ECLI:NL:GHAMS:2020:1874
Gerechtshof Amsterdam
- Hoger beroep
- Rechtspraak.nl
Bevestiging van vonnis in hoger beroep inzake verkoop van cocaïne met strafoplegging
In deze zaak heeft het gerechtshof Amsterdam op 10 juni 2020 uitspraak gedaan in hoger beroep tegen een vonnis van de politierechter in de rechtbank Amsterdam, dat op 12 februari 2019 was gewezen. De verdachte, geboren in 1997, was veroordeeld voor het opzettelijk verkopen van cocaïne, wat een ernstige bedreiging voor de volksgezondheid en de samenleving met zich meebrengt. De politierechter had de verdachte een voorwaardelijke gevangenisstraf van één week opgelegd, met een proeftijd van twee jaar, en een taakstraf van 90 uren, subsidiair 45 dagen hechtenis, met aftrek van voorarrest.

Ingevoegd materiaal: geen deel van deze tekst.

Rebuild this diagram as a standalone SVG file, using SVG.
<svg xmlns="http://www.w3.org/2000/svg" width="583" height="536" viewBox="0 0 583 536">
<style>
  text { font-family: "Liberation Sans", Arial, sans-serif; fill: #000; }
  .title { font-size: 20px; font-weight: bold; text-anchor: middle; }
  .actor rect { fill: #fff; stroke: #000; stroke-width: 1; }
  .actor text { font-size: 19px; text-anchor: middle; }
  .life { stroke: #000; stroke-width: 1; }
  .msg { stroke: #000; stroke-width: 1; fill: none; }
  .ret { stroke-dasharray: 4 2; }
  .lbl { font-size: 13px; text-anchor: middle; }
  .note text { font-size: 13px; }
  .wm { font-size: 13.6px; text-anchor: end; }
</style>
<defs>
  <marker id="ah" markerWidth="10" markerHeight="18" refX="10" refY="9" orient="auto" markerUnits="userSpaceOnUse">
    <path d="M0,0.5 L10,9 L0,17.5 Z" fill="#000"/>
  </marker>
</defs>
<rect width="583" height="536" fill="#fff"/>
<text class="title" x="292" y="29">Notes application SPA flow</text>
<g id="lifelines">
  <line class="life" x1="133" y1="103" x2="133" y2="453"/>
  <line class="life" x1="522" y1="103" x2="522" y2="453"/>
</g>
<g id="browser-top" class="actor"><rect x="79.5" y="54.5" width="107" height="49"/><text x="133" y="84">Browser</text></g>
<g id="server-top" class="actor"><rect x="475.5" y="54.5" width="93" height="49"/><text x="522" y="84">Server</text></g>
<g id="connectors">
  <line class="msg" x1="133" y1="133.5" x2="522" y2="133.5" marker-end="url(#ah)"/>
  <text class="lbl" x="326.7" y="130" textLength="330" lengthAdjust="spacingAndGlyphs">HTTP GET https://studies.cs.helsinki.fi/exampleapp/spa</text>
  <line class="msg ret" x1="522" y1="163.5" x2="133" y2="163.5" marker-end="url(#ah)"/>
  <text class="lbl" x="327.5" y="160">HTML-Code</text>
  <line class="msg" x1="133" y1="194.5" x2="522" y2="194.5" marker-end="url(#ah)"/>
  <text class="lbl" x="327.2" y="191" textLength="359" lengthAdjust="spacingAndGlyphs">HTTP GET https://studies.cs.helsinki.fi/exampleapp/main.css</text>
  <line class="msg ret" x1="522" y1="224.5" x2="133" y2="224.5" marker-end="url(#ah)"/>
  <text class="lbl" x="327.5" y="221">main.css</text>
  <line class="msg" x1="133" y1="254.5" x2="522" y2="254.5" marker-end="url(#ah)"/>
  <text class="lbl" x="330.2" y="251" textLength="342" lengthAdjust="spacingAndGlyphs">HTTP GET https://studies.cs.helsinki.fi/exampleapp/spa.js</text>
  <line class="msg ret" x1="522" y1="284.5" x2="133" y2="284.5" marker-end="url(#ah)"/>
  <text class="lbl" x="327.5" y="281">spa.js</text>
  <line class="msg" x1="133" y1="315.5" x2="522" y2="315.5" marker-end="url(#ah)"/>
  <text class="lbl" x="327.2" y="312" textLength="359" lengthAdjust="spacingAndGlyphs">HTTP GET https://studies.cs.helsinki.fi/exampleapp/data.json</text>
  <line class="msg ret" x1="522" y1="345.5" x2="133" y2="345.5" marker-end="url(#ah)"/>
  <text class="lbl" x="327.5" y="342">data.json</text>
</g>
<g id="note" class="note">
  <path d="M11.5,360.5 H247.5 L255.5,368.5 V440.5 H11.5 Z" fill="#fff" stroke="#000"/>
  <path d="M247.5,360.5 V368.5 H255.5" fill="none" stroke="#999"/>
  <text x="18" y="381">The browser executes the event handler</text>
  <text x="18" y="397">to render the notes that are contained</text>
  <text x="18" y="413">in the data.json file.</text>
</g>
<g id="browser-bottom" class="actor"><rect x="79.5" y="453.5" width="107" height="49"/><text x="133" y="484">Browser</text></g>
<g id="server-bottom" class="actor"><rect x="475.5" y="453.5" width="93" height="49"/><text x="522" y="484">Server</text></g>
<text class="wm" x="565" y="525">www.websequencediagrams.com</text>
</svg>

Tijdens de behandeling van de zaak in hoger beroep heeft het hof de vordering van de advocaat-generaal in overweging genomen, die dezelfde straf als door de politierechter had gevorderd. Het hof heeft de ernst van het feit en de omstandigheden waaronder het is begaan, evenals de persoon van de verdachte, in zijn overwegingen betrokken. De verdachte had zich schuldig gemaakt aan de verkoop van cocaïne, wat niet alleen schadelijk is voor de volksgezondheid, maar ook bijdraagt aan criminaliteit en onrust in de samenleving.
Bij de aanhouding van de verdachte zijn er drugs aangetroffen, wat erop wijst dat deze bestemd waren voor de handel. Het hof heeft geconcludeerd dat de straffen zoals opgelegd door de politierechter gerechtvaardigd zijn en heeft het vonnis bevestigd, met inachtneming van artikel 63 van het Wetboek van Strafrecht. De beslissing van het hof is genomen in een openbare terechtzitting, waarbij de meervoudige strafkamer aanwezig was.